═════ Dataset ═════

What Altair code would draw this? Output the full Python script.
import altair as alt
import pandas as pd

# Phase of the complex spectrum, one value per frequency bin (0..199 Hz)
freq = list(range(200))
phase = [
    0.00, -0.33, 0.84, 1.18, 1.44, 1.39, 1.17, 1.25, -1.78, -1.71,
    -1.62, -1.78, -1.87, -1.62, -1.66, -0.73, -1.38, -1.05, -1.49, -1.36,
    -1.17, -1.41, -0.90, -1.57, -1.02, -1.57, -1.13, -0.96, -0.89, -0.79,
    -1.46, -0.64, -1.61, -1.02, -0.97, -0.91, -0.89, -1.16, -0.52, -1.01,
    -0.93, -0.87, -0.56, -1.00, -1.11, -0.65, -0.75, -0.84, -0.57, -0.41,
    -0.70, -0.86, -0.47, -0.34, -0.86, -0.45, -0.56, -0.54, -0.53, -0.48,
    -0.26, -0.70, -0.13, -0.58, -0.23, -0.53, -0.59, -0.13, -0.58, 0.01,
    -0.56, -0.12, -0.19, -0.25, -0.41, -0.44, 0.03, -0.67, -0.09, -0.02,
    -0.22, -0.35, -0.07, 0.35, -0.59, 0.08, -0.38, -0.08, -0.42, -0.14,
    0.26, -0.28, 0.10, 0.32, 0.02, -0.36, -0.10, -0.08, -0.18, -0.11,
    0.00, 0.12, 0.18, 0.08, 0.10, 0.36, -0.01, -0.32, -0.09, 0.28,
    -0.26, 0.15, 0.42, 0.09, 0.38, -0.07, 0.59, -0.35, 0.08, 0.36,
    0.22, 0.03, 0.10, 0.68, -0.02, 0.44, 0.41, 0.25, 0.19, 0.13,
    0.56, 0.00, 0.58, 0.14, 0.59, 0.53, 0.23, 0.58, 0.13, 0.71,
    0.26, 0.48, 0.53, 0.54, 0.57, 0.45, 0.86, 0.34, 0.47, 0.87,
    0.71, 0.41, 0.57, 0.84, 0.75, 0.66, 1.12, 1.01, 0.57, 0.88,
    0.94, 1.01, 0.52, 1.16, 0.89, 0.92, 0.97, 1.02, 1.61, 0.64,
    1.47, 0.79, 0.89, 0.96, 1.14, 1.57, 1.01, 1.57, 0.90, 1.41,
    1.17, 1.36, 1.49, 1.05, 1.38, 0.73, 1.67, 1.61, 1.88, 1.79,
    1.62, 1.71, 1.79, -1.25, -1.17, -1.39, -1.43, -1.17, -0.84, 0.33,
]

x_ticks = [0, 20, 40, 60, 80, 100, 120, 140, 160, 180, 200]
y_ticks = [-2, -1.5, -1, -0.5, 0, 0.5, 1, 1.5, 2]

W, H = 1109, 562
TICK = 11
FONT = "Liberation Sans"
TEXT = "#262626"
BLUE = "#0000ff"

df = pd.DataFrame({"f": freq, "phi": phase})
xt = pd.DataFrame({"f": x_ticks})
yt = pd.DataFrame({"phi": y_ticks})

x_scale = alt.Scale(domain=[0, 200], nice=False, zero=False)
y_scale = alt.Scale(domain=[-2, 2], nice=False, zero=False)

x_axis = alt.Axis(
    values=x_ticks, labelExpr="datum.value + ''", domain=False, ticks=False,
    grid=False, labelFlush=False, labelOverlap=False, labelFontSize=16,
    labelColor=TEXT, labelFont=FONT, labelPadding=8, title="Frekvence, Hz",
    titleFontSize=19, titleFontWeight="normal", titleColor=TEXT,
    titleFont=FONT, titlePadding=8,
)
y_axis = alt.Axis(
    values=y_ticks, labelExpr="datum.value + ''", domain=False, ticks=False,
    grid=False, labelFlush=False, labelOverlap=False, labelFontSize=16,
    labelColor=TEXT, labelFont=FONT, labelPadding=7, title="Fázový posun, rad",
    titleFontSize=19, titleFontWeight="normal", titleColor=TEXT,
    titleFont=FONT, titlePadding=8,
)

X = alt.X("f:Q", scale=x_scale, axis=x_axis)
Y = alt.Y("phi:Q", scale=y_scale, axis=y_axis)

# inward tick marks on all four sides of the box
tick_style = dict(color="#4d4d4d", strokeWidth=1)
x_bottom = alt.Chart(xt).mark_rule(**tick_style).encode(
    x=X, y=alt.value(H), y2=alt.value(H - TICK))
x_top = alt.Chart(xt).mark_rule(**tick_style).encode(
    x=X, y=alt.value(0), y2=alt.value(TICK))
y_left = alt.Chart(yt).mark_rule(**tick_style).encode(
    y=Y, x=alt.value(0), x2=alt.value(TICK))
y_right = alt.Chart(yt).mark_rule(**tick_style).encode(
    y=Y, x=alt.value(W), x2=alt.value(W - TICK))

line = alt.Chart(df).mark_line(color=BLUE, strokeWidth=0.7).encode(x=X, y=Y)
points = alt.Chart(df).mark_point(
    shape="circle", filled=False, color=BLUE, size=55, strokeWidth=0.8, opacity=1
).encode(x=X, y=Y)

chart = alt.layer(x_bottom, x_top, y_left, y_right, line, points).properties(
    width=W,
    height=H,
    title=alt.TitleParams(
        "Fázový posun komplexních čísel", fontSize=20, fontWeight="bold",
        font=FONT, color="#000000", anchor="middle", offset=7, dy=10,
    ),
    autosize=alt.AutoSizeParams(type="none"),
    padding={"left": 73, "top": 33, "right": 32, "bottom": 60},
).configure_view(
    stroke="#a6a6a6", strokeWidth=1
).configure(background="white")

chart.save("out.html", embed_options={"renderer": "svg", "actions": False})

═════
═════ Dataset ═════

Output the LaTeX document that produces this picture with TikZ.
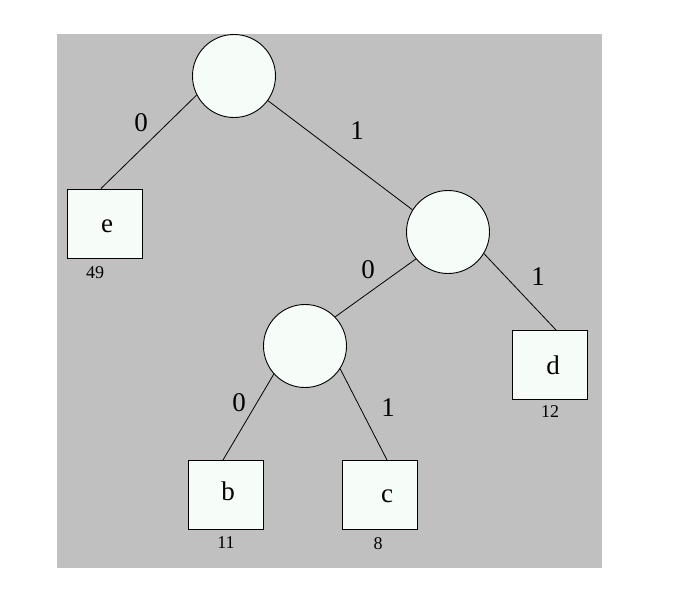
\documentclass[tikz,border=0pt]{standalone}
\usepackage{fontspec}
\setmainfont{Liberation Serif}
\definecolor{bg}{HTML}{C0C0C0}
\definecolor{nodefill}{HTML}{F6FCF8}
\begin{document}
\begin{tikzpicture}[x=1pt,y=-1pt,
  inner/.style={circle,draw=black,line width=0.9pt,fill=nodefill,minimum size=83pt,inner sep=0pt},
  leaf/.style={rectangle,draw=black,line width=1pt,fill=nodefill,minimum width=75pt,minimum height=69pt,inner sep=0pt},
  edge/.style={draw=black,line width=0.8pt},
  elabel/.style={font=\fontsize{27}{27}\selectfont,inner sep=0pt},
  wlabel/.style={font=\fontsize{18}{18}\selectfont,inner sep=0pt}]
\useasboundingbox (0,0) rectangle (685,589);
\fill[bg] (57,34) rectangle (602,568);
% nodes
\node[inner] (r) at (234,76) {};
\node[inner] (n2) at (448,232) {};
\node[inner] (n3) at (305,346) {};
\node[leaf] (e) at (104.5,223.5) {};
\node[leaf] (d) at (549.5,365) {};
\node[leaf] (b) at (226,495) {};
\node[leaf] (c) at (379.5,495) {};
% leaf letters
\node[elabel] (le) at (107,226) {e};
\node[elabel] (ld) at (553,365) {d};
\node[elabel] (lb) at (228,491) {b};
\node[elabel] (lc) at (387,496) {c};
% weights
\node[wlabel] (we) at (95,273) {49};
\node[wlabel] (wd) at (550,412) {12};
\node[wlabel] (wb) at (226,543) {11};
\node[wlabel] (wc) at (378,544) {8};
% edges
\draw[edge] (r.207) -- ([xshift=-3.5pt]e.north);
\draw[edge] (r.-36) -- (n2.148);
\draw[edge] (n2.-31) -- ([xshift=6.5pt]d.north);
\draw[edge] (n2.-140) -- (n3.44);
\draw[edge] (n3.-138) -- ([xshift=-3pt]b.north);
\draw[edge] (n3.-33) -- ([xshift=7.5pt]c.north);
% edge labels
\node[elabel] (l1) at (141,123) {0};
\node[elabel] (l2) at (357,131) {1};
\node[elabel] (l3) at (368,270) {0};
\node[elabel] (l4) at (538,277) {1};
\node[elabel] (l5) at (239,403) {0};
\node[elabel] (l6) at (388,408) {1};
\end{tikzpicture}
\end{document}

═════
═════ Dataset ═════

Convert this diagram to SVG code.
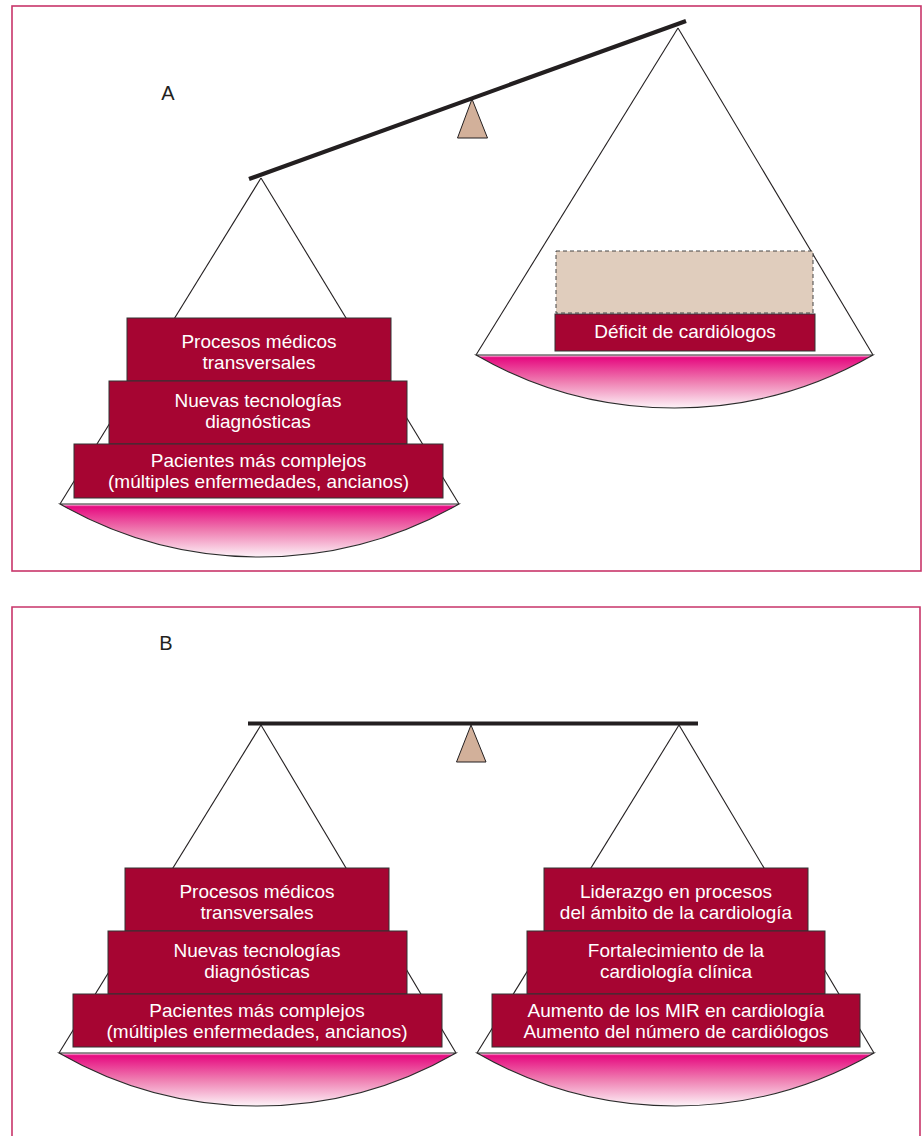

═════

### Objective:
Find each line holding "Output". Copy it out.

### Written answer:
What Altair code would draw this? Output the full Python script.
Output the LaTeX document that produces this picture with TikZ.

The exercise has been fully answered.